Posted on Jun 24 2013 8:22PM by Attorney, Jason A. Lee

T.C.A. § 31-2-105(a)(2) provides the rules to determine when child is considered a child of a father when the child was born outside of marriage ("wedlock" is the term used in the statute).  Specifically, T.C.A. § 31-2-105 provides as follows:

 

(a) If, for purposes of intestate succession, a relationship of parent and child must be established to determine succession by, through, or from a person:

(1) An adopted person is the child of an adopting parent and not of the natural parents except that adoption of a child by the spouse of a natural parent has no effect on the relationship between the child and that natural parent; and

(2) In cases not covered by subdivision (a)(1), a person born out of wedlock is a child of the mother. That person is also a child of the father, if:

(A) The natural parents participated in a marriage ceremony before or after the birth of the child, even though the attempted marriage is void; or

(B) The paternity is established by an adjudication before the death of the father or is established thereafter by clear and convincing proof, but the paternity established under this subdivision (a)(2)(B) is ineffective to qualify the father or the father's kindred to inherit from or through the child unless the father has openly treated the child as the father's, and has not refused to support the child.

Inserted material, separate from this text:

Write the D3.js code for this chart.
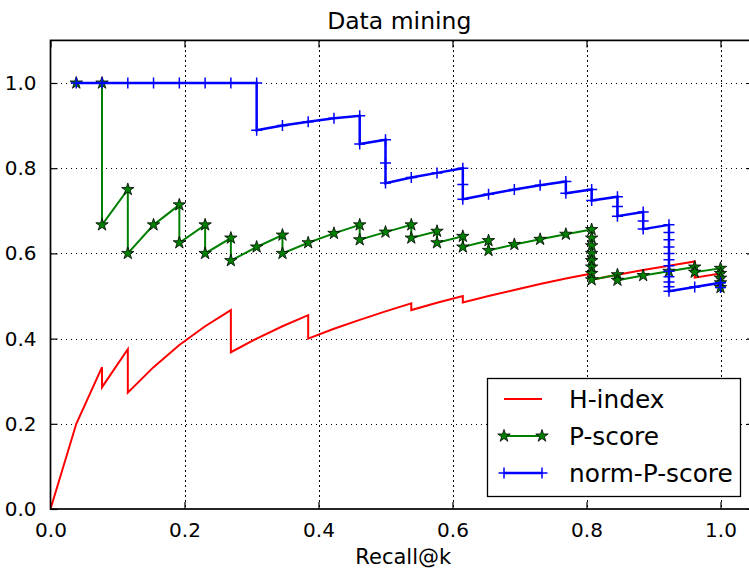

(b) In no event shall a parent be permitted to inherit through intestate succession until all child support arrearages together with interest thereon at the legal rate of interest computed from the date each payment was due have been paid in full to the parent ordered to receive support or to the parent's estate if deceased.

(c) Nothing in this section shall be construed to prevent a child from inheriting from a parent through intestate succession.

 

As a result there are two possible ways to determine whether a child born outside of marriage is considered a child of the “father” before or after the death of the father.  Basically the child is considered to be a child of the “father” if the parents participated in a marriage ceremony before or after the birth of the child (even when the attempted marriage is void).  The second way the child will be considered a child of the father is by adjudication before or after the death of the alleged father (a legal proceeding to establish paternity).  The standard of evidence required to establish paternity under this second options is the “clear and convincing proof” standard. 

 

The clear and convincing evidence standard is a high standard under Tennessee law.  The Tennessee Supreme Court discussed this standard of evidence in Hodges v. S.C. Toof & Co., 833 S.W.2d 896, 901 (Tenn. 1992).  In footnote number three the Court stated that "clear and convincing evidence means evidence in which there is no serious or substantial doubt about the correctness of the conclusions drawn from the evidence." Hodges at 901.

 

Interestingly, the father and the father's kindred cannot inherit from the child unless the father actually treated the child openly as his own child and did not refuse to support the child.  Additionally, no parent can inherit from a child through intestate succession until all past child support is paid with interest.

 

Follow me on Twitter at @jasonalee for updates from the Tennessee Wills and Estates blog.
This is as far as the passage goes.